1. extract your code into a module
2. extract your module into a same-repo package
3. extract your package into its own repository
Each of these steps gains advantages from decoupling, but commits to stability more.
The final step, extracting a package into its own repository, is almost entirely about the *community* around the package -- the package has enough of its own contributors that sharing an issue tracker and CI tooling is causing more harm than help.
But critically, extracting a package into its own repository doesn't affect the usage pattern of consumers. They depend on the named crate, same as always. The tooling enables a transition along the "decoupling" spectrum to match the empirical cost-benefit tradeoff.
Yarn workspace are also an enabler of this kind of transitional workflow, and the existence of Yarn workspaces really did change how people think about the process of code extraction.
Rather than encouraging coupling, workspaces encourage an extraction into language-level packages earlier: at the point where isolation and stability is appropriate for the code, rather than at the point where the contributors benefit for separating the history and issue tracker.
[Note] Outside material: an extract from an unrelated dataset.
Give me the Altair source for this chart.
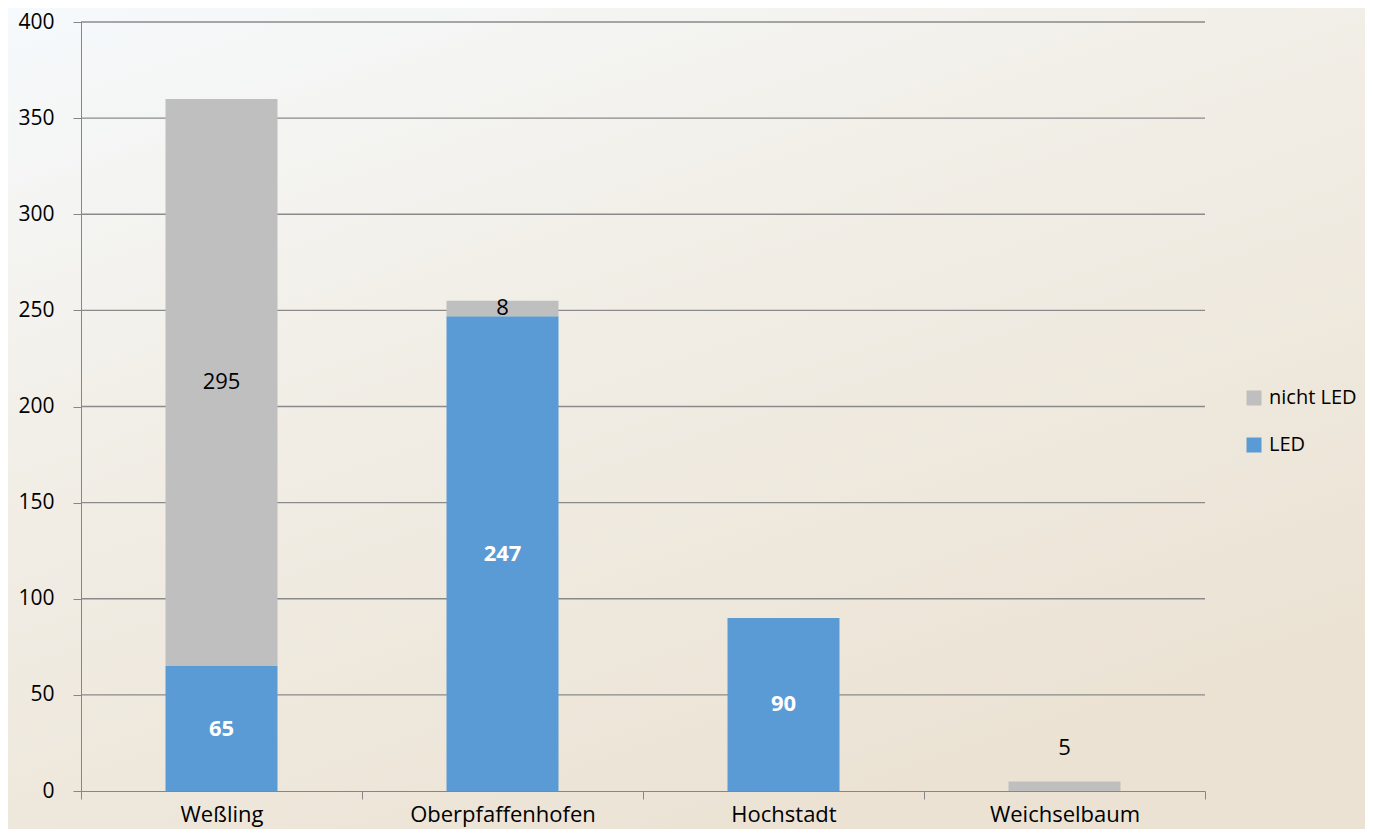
import altair as alt
import pandas as pd

categories = ["Weßling", "Oberpfaffenhofen", "Hochstadt", "Weichselbaum"]
led = [65, 247, 90, 0]
nicht_led = [295, 8, 0, 5]
series = ["nicht LED", "LED"]
colors = ["#bfbfbf", "#5b9bd5"]
y_ticks = [0, 50, 100, 150, 200, 250, 300, 350, 400]

FONT = "Open Sans"
FS = 22
W, H = 1124, 769

rows = []
for c, a, b in zip(categories, led, nicht_led):
    rows.append({"cat": c, "series": "LED", "value": a, "ord": 0})
    rows.append({"cat": c, "series": "nicht LED", "value": b, "ord": 1})
df = pd.DataFrame(rows)

lab = []
for c, a, b in zip(categories, led, nicht_led):
    if a > 0:
        lab.append({"cat": c, "kind": "led", "mid": a / 2, "txt": str(a)})
    if b > 0:
        lab.append({"cat": c, "kind": "above" if b < 6 else "other",
                    "mid": a + b / 2, "txt": str(b)})
labdf = pd.DataFrame(lab)
griddf = pd.DataFrame({"v": y_ticks[1:]})

x_enc = alt.X("cat:N", sort=categories, title=None,
              scale=alt.Scale(paddingInner=0, paddingOuter=0),
              axis=alt.Axis(labelAngle=0, tickBand="extent", tickSize=8,
                            labelPadding=5, labelFontSize=FS, labelFont=FONT,
                            labelLimit=400,
                            labelColor="#000000", domainColor="#868686",
                            tickColor="#868686", grid=False, zindex=1))
y_scale = alt.Scale(domain=[0, 400], nice=False)

bg = alt.Chart(pd.DataFrame({"a": [0]})).mark_rect(
    clip=False,
    fill={"x1": 0, "y1": 0, "x2": 0.55, "y2": 1, "gradient": "linear",
          "stops": [{"offset": 0, "color": "#f6fafd"},
                    {"offset": 0.4, "color": "#f2efe8"},
                    {"offset": 1, "color": "#ebe2d3"}]},
).encode(x=alt.value(-81), x2=alt.value(W + 176), y=alt.value(-20), y2=alt.value(H + 60))

grid = alt.Chart(griddf).mark_rule(color="#8a8a8a", strokeWidth=1.3).encode(
    y=alt.Y("v:Q", scale=y_scale)
)

bars = alt.Chart(df).mark_bar(size=112).encode(
    x=x_enc,
    y=alt.Y("value:Q", stack="zero", title=None, scale=y_scale,
            axis=alt.Axis(values=y_ticks, tickSize=8, labelPadding=19,
                          labelFontSize=21, labelFont=FONT, labelColor="#000000",
                          domainColor="#868686", tickColor="#868686",
                          grid=False, zindex=1)),
    color=alt.Color("series:N", scale=alt.Scale(domain=series, range=colors),
                    legend=alt.Legend(title=None, orient="none", legendX=1163, legendY=366,
                                      symbolType="square", symbolSize=225,
                                      symbolStrokeWidth=0, labelFontSize=20,
                                      labelFont=FONT, labelColor="#000000",
                                      labelLimit=300,
                                      rowPadding=27, labelOffset=5)),
    order=alt.Order("ord:Q", sort="ascending"),
)

text_led = alt.Chart(labdf).transform_filter(alt.datum.kind == "led").mark_text(
    font=FONT, fontSize=FS, fontWeight="bold", color="white", baseline="middle"
).encode(x=alt.X("cat:N", sort=categories), y=alt.Y("mid:Q", scale=y_scale), text="txt:N")

text_other = alt.Chart(labdf).transform_filter(alt.datum.kind == "other").mark_text(
    font=FONT, fontSize=FS, color="black", baseline="middle"
).encode(x=alt.X("cat:N", sort=categories), y=alt.Y("mid:Q", scale=y_scale), text="txt:N")

text_above = alt.Chart(labdf).transform_filter(alt.datum.kind == "above").mark_text(
    font=FONT, fontSize=FS, color="black", baseline="middle", dy=-38
).encode(x=alt.X("cat:N", sort=categories), y=alt.Y("mid:Q", scale=y_scale), text="txt:N")

chart = alt.layer(bg, grid, bars, text_led, text_other, text_above).properties(
    width=W, height=H,
    autosize=alt.AutoSizeParams(type="none"),
    padding={"left": 73, "top": 14, "right": 160, "bottom": 38},
).configure_view(stroke=None).configure(background="#efe9df")

chart.save("out.html", embed_options={"renderer": "svg", "actions": False})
Bottom line: there's nothing wrong with sticking a bunch of packages in one repository, but the "monorepo" worldview is far more fundamentalist than that. It suggests that, for a single company, the *only* viable way to do software is to stick *everything* in one repository.
In reality, whether to break things up, and how to structure the code you broke out is an on-the-ground tradeoff that depends a lot on practical details.

Even in a universe with perfectly frictionless tooling, there would still be *tons* of examples of premature extraction.
Ultimately what we need as software developers is tooling that enables us to do the kinds of extractions that make sense, and the fortitude and culture to resist extractions that do not.

Monorepos tell us that the answer is "No. Never." We all know that isn't right.